[Figure scripts]
+===+

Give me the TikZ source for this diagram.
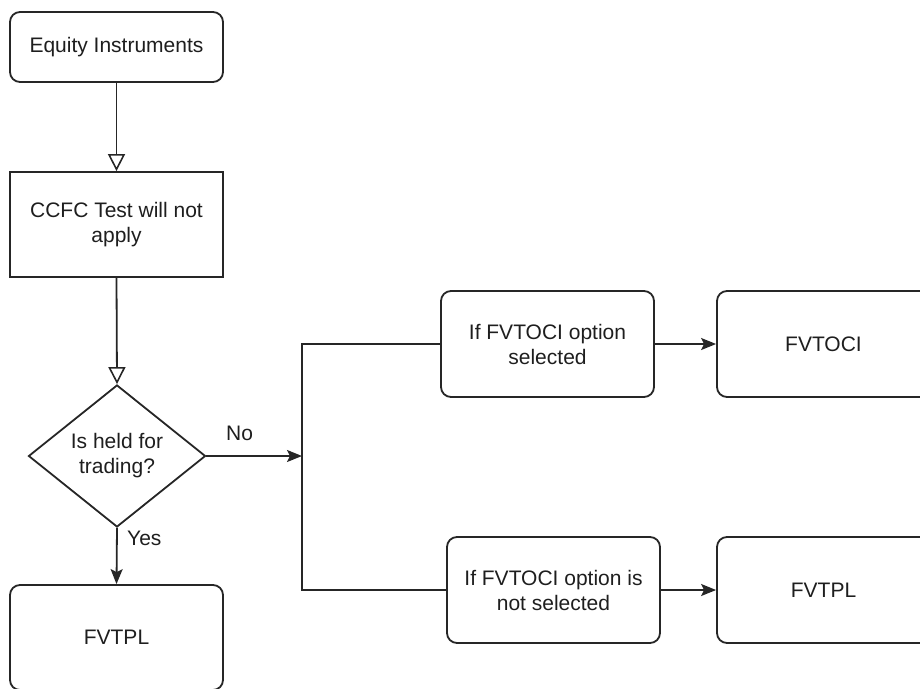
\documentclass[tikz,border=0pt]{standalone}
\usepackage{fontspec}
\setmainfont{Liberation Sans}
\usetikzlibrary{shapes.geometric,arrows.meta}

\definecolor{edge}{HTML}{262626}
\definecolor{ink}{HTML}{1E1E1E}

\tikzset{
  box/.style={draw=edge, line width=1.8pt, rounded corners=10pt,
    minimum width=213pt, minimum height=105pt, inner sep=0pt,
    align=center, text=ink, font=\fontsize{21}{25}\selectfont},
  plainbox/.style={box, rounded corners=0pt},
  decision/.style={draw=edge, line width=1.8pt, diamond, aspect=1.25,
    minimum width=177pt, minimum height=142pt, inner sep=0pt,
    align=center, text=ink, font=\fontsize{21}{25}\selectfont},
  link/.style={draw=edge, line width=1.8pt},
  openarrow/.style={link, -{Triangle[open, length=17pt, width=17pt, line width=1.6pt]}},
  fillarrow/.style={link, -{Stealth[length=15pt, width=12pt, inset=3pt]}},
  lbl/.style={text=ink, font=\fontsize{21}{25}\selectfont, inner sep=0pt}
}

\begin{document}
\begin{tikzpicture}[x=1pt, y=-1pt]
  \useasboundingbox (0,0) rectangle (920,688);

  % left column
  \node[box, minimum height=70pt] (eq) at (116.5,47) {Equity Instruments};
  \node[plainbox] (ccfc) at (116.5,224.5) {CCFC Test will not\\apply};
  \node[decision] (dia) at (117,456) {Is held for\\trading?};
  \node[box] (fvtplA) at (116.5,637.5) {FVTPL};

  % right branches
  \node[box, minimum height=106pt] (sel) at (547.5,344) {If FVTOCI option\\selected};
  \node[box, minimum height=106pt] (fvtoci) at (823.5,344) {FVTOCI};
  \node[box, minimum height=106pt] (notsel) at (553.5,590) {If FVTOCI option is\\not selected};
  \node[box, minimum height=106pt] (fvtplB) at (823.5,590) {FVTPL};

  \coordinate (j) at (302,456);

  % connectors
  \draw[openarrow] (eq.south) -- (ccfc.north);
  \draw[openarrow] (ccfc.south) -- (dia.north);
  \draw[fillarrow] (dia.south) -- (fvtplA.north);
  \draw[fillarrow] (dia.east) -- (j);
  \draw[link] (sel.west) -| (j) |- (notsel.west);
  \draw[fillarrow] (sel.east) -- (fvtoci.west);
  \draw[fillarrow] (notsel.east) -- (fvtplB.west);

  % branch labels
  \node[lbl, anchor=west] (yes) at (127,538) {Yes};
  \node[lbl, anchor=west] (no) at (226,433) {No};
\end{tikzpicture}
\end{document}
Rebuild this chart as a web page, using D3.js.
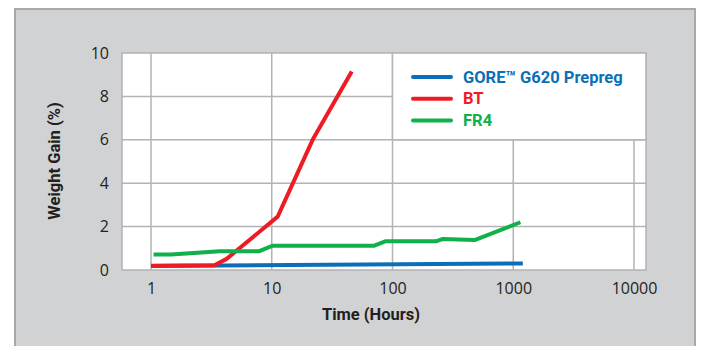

+===+

Print the listing above in full, exactly as written. Omit any pictures.

Reply:
Give me the TikZ source for this diagram.
\documentclass[tikz,border=0pt]{standalone}
\usepackage{fontspec}
\setmainfont{Liberation Sans}
\usetikzlibrary{shapes.geometric,arrows.meta}

\definecolor{edge}{HTML}{262626}
\definecolor{ink}{HTML}{1E1E1E}

\tikzset{
  box/.style={draw=edge, line width=1.8pt, rounded corners=10pt,
    minimum width=213pt, minimum height=105pt, inner sep=0pt,
    align=center, text=ink, font=\fontsize{21}{25}\selectfont},
  plainbox/.style={box, rounded corners=0pt},
  decision/.style={draw=edge, line width=1.8pt, diamond, aspect=1.25,
    minimum width=177pt, minimum height=142pt, inner sep=0pt,
    align=center, text=ink, font=\fontsize{21}{25}\selectfont},
  link/.style={draw=edge, line width=1.8pt},
  openarrow/.style={link, -{Triangle[open, length=17pt, width=17pt, line width=1.6pt]}},
  fillarrow/.style={link, -{Stealth[length=15pt, width=12pt, inset=3pt]}},
  lbl/.style={text=ink, font=\fontsize{21}{25}\selectfont, inner sep=0pt}
}

\begin{document}
\begin{tikzpicture}[x=1pt, y=-1pt]
  \useasboundingbox (0,0) rectangle (920,688);

  % left column
  \node[box, minimum height=70pt] (eq) at (116.5,47) {Equity Instruments};
  \node[plainbox] (ccfc) at (116.5,224.5) {CCFC Test will not\\apply};
  \node[decision] (dia) at (117,456) {Is held for\\trading?};
  \node[box] (fvtplA) at (116.5,637.5) {FVTPL};

  % right branches
  \node[box, minimum height=106pt] (sel) at (547.5,344) {If FVTOCI option\\selected};
  \node[box, minimum height=106pt] (fvtoci) at (823.5,344) {FVTOCI};
  \node[box, minimum height=106pt] (notsel) at (553.5,590) {If FVTOCI option is\\not selected};
  \node[box, minimum height=106pt] (fvtplB) at (823.5,590) {FVTPL};

  \coordinate (j) at (302,456);

  % connectors
  \draw[openarrow] (eq.south) -- (ccfc.north);
  \draw[openarrow] (ccfc.south) -- (dia.north);
  \draw[fillarrow] (dia.south) -- (fvtplA.north);
  \draw[fillarrow] (dia.east) -- (j);
  \draw[link] (sel.west) -| (j) |- (notsel.west);
  \draw[fillarrow] (sel.east) -- (fvtoci.west);
  \draw[fillarrow] (notsel.east) -- (fvtplB.west);

  % branch labels
  \node[lbl, anchor=west] (yes) at (127,538) {Yes};
  \node[lbl, anchor=west] (no) at (226,433) {No};
\end{tikzpicture}
\end{document}
Rebuild this chart as a web page, using D3.js.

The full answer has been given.